## Data provided
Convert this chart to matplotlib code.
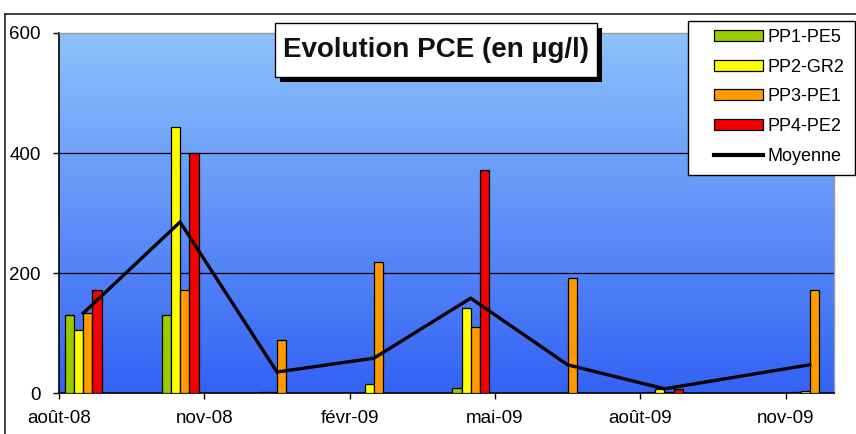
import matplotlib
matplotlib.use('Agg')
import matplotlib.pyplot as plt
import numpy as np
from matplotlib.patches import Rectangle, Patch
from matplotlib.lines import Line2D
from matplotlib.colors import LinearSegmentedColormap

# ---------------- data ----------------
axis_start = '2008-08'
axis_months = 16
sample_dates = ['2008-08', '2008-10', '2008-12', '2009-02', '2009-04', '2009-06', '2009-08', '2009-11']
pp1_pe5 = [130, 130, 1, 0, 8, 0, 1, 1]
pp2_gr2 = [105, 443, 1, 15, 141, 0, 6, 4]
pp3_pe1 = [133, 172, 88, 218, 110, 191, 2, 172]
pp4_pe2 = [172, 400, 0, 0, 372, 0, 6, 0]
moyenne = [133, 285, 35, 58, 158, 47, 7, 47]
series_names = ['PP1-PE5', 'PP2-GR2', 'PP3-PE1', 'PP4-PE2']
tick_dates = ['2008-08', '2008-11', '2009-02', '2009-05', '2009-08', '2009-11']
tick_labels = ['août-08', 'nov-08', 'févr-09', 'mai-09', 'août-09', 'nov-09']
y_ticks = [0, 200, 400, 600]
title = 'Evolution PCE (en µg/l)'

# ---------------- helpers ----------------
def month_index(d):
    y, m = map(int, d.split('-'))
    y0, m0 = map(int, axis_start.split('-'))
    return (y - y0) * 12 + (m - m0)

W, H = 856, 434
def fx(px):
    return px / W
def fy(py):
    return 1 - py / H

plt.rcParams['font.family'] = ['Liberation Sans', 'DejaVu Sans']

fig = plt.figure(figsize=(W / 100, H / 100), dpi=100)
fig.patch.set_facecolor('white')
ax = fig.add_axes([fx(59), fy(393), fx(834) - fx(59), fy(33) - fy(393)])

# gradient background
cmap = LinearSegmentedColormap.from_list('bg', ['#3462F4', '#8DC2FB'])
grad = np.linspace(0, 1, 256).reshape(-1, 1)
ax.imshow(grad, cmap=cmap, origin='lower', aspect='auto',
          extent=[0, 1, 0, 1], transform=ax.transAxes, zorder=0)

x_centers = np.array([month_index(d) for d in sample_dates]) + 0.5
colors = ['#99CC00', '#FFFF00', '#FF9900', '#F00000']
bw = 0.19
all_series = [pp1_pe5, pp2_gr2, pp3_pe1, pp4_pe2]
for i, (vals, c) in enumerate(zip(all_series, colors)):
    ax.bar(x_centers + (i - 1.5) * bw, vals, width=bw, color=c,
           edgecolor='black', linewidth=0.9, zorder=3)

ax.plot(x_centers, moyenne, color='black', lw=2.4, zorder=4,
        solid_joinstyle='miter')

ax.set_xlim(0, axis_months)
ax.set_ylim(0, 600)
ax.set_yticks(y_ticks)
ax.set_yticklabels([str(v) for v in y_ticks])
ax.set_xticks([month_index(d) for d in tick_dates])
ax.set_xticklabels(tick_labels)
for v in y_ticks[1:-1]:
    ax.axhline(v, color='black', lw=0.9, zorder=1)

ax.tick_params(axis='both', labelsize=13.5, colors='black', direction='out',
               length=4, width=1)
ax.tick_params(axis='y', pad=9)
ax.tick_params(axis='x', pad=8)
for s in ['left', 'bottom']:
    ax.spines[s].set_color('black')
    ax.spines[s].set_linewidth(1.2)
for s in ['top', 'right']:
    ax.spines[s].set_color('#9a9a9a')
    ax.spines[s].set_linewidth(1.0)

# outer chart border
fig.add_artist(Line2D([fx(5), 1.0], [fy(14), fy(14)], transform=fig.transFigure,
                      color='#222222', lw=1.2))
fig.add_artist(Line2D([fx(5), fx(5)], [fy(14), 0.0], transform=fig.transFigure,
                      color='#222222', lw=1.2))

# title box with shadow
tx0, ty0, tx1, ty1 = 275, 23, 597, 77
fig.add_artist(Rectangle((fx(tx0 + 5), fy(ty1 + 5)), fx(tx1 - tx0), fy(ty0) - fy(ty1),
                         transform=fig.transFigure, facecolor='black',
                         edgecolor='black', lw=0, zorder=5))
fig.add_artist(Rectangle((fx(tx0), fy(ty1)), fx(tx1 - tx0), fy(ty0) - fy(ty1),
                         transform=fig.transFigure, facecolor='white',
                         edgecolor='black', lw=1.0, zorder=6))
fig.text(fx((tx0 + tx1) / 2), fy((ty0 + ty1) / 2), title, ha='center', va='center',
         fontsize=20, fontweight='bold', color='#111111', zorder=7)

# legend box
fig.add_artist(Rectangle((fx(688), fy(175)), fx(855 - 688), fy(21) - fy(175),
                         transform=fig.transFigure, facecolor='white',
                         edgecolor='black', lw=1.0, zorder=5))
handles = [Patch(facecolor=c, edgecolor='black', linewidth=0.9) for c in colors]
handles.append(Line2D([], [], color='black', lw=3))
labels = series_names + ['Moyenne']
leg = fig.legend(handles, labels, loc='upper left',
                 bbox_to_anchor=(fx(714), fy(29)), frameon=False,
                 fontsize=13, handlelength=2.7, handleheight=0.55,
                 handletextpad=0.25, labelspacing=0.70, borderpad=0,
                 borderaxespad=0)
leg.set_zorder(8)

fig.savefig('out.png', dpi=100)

## Given request
Reproduce the material above from its first line through the line containing "from matplotlib.colors import", both ends included, and skip every picture.

## Answer to the exercise
Convert this chart to matplotlib code.
import matplotlib
matplotlib.use('Agg')
import matplotlib.pyplot as plt
import numpy as np
from matplotlib.patches import Rectangle, Patch
from matplotlib.lines import Line2D
from matplotlib.colors import LinearSegmentedColormap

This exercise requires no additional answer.